### Written request
Leave the pictures out, and retype all of the material exactly as written.

### Plotting code records
====
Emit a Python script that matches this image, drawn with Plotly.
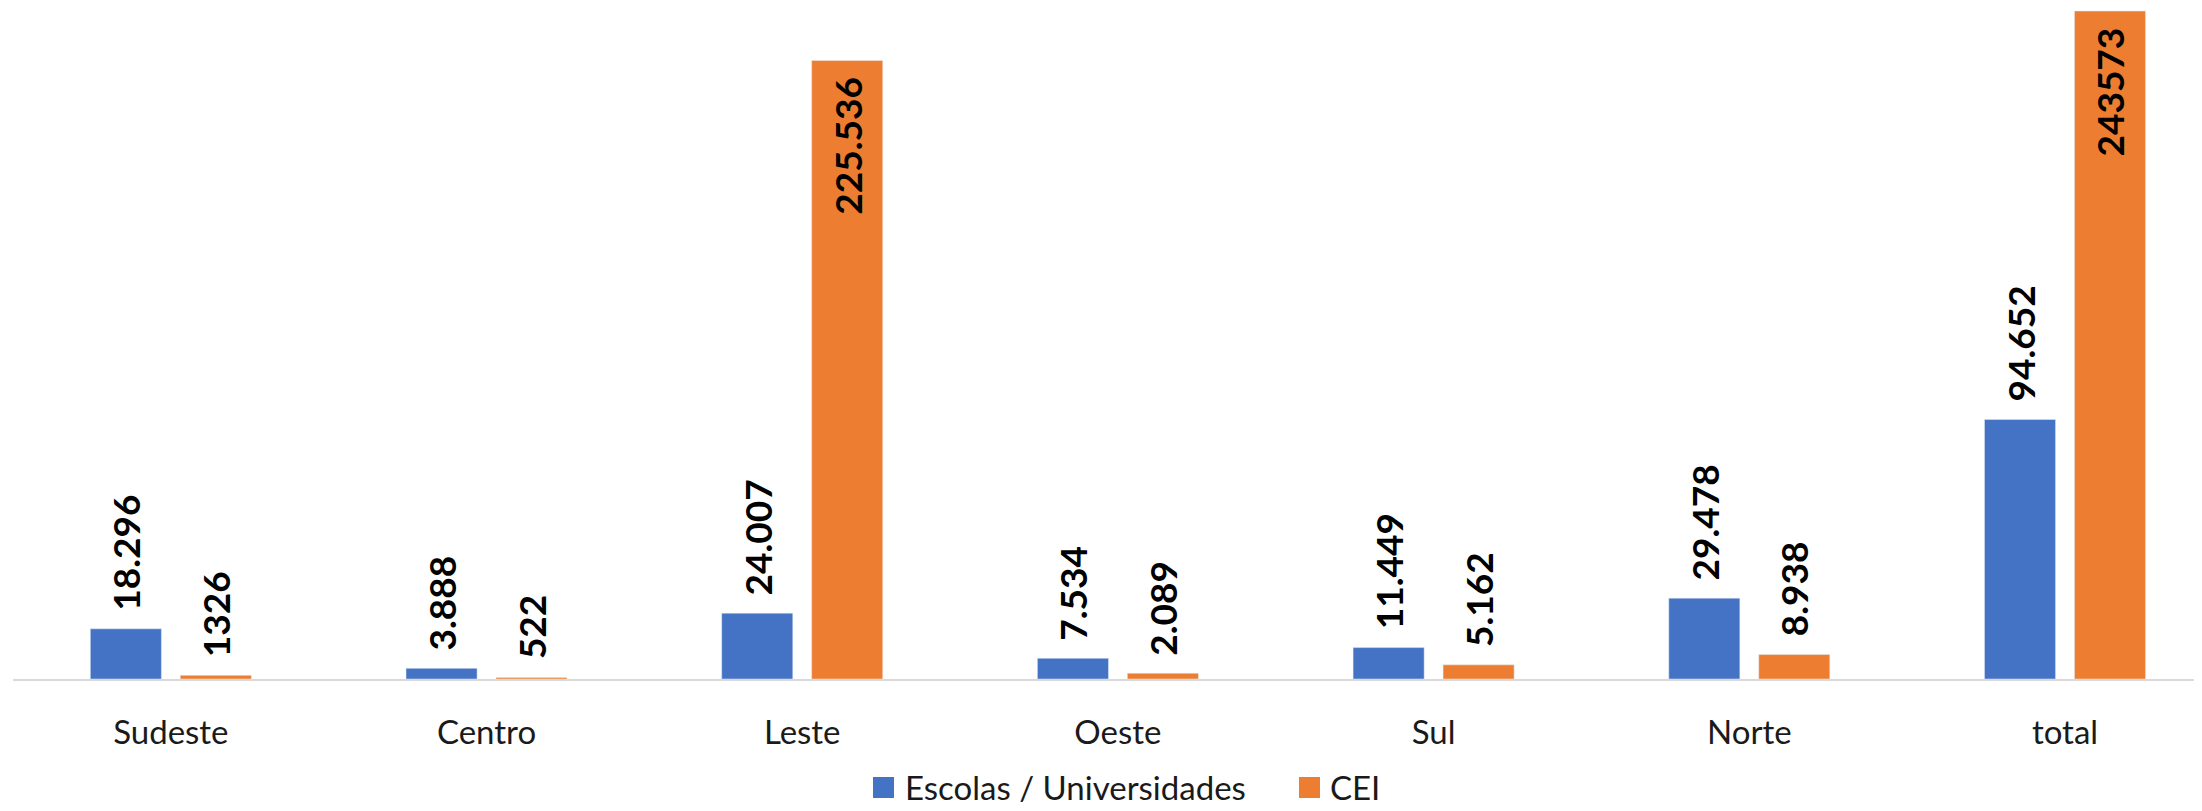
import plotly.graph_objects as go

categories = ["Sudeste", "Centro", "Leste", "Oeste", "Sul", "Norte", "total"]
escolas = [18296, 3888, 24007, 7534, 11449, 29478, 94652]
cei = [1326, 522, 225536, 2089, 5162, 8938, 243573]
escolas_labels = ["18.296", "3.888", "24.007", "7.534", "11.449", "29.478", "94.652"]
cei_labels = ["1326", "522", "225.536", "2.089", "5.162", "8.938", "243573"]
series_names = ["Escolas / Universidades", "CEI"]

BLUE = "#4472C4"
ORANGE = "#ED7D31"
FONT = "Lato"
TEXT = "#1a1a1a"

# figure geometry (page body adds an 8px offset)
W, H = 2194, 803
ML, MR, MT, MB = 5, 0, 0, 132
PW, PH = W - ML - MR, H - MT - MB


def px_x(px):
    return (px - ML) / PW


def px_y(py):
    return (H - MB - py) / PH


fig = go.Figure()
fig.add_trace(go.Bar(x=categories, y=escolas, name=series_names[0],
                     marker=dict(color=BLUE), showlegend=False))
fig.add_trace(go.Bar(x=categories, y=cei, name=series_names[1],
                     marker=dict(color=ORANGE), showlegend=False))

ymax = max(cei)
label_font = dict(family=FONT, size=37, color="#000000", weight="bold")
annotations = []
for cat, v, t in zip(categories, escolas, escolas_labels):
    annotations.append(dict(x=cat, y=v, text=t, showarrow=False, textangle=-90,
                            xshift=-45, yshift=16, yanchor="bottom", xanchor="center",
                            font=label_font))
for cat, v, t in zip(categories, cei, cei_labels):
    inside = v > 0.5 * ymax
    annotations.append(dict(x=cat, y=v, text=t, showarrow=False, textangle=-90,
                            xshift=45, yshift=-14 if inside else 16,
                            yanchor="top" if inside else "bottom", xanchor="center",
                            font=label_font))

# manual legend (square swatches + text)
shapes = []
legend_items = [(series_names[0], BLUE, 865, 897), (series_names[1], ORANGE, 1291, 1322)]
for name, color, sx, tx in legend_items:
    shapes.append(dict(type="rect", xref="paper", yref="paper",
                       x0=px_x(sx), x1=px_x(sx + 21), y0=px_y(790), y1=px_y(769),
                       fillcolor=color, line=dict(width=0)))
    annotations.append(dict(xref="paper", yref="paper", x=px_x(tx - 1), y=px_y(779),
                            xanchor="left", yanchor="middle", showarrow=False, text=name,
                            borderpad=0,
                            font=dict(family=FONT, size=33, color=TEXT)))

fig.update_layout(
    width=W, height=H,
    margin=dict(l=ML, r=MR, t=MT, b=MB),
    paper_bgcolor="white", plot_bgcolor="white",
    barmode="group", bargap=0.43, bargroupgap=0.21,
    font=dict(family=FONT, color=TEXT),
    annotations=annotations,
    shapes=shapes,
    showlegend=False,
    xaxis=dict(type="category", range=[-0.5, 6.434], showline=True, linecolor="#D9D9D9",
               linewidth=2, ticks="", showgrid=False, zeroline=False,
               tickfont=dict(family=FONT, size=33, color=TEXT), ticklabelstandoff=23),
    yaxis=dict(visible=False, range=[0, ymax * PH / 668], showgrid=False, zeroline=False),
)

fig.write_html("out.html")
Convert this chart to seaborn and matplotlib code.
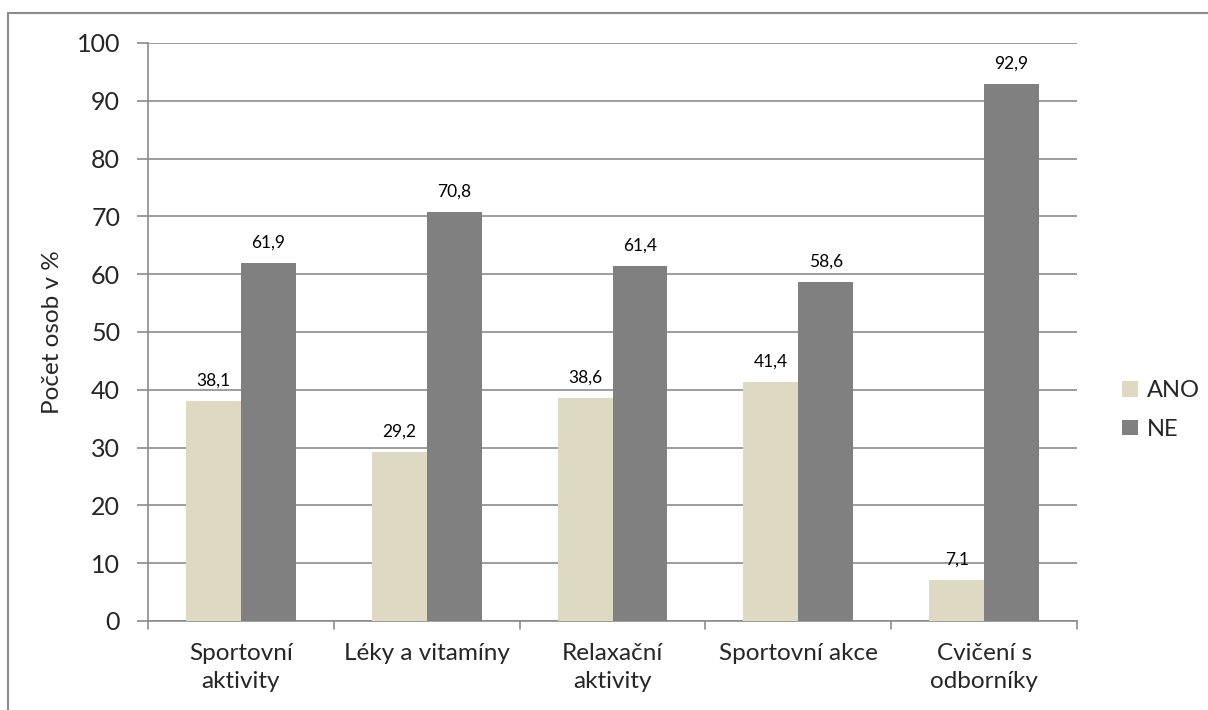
====
### Solution to the exercise
Emit a Python script that matches this image, drawn with Plotly.
import plotly.graph_objects as go

categories = ["Sudeste", "Centro", "Leste", "Oeste", "Sul", "Norte", "total"]
escolas = [18296, 3888, 24007, 7534, 11449, 29478, 94652]
cei = [1326, 522, 225536, 2089, 5162, 8938, 243573]
escolas_labels = ["18.296", "3.888", "24.007", "7.534", "11.449", "29.478", "94.652"]
cei_labels = ["1326", "522", "225.536", "2.089", "5.162", "8.938", "243573"]
series_names = ["Escolas / Universidades", "CEI"]

BLUE = "#4472C4"
ORANGE = "#ED7D31"
FONT = "Lato"
TEXT = "#1a1a1a"

# figure geometry (page body adds an 8px offset)
W, H = 2194, 803
ML, MR, MT, MB = 5, 0, 0, 132
PW, PH = W - ML - MR, H - MT - MB


def px_x(px):
    return (px - ML) / PW


def px_y(py):
    return (H - MB - py) / PH


fig = go.Figure()
fig.add_trace(go.Bar(x=categories, y=escolas, name=series_names[0],
                     marker=dict(color=BLUE), showlegend=False))
fig.add_trace(go.Bar(x=categories, y=cei, name=series_names[1],
                     marker=dict(color=ORANGE), showlegend=False))

ymax = max(cei)
label_font = dict(family=FONT, size=37, color="#000000", weight="bold")
annotations = []
for cat, v, t in zip(categories, escolas, escolas_labels):
    annotations.append(dict(x=cat, y=v, text=t, showarrow=False, textangle=-90,
                            xshift=-45, yshift=16, yanchor="bottom", xanchor="center",
                            font=label_font))
for cat, v, t in zip(categories, cei, cei_labels):
    inside = v > 0.5 * ymax
    annotations.append(dict(x=cat, y=v, text=t, showarrow=False, textangle=-90,
                            xshift=45, yshift=-14 if inside else 16,
                            yanchor="top" if inside else "bottom", xanchor="center",
                            font=label_font))

# manual legend (square swatches + text)
shapes = []
legend_items = [(series_names[0], BLUE, 865, 897), (series_names[1], ORANGE, 1291, 1322)]
for name, color, sx, tx in legend_items:
    shapes.append(dict(type="rect", xref="paper", yref="paper",
                       x0=px_x(sx), x1=px_x(sx + 21), y0=px_y(790), y1=px_y(769),
                       fillcolor=color, line=dict(width=0)))
    annotations.append(dict(xref="paper", yref="paper", x=px_x(tx - 1), y=px_y(779),
                            xanchor="left", yanchor="middle", showarrow=False, text=name,
                            borderpad=0,
                            font=dict(family=FONT, size=33, color=TEXT)))

fig.update_layout(
    width=W, height=H,
    margin=dict(l=ML, r=MR, t=MT, b=MB),
    paper_bgcolor="white", plot_bgcolor="white",
    barmode="group", bargap=0.43, bargroupgap=0.21,
    font=dict(family=FONT, color=TEXT),
    annotations=annotations,
    shapes=shapes,
    showlegend=False,
    xaxis=dict(type="category", range=[-0.5, 6.434], showline=True, linecolor="#D9D9D9",
               linewidth=2, ticks="", showgrid=False, zeroline=False,
               tickfont=dict(family=FONT, size=33, color=TEXT), ticklabelstandoff=23),
    yaxis=dict(visible=False, range=[0, ymax * PH / 668], showgrid=False, zeroline=False),
)

fig.write_html("out.html")
Convert this chart to seaborn and matplotlib code.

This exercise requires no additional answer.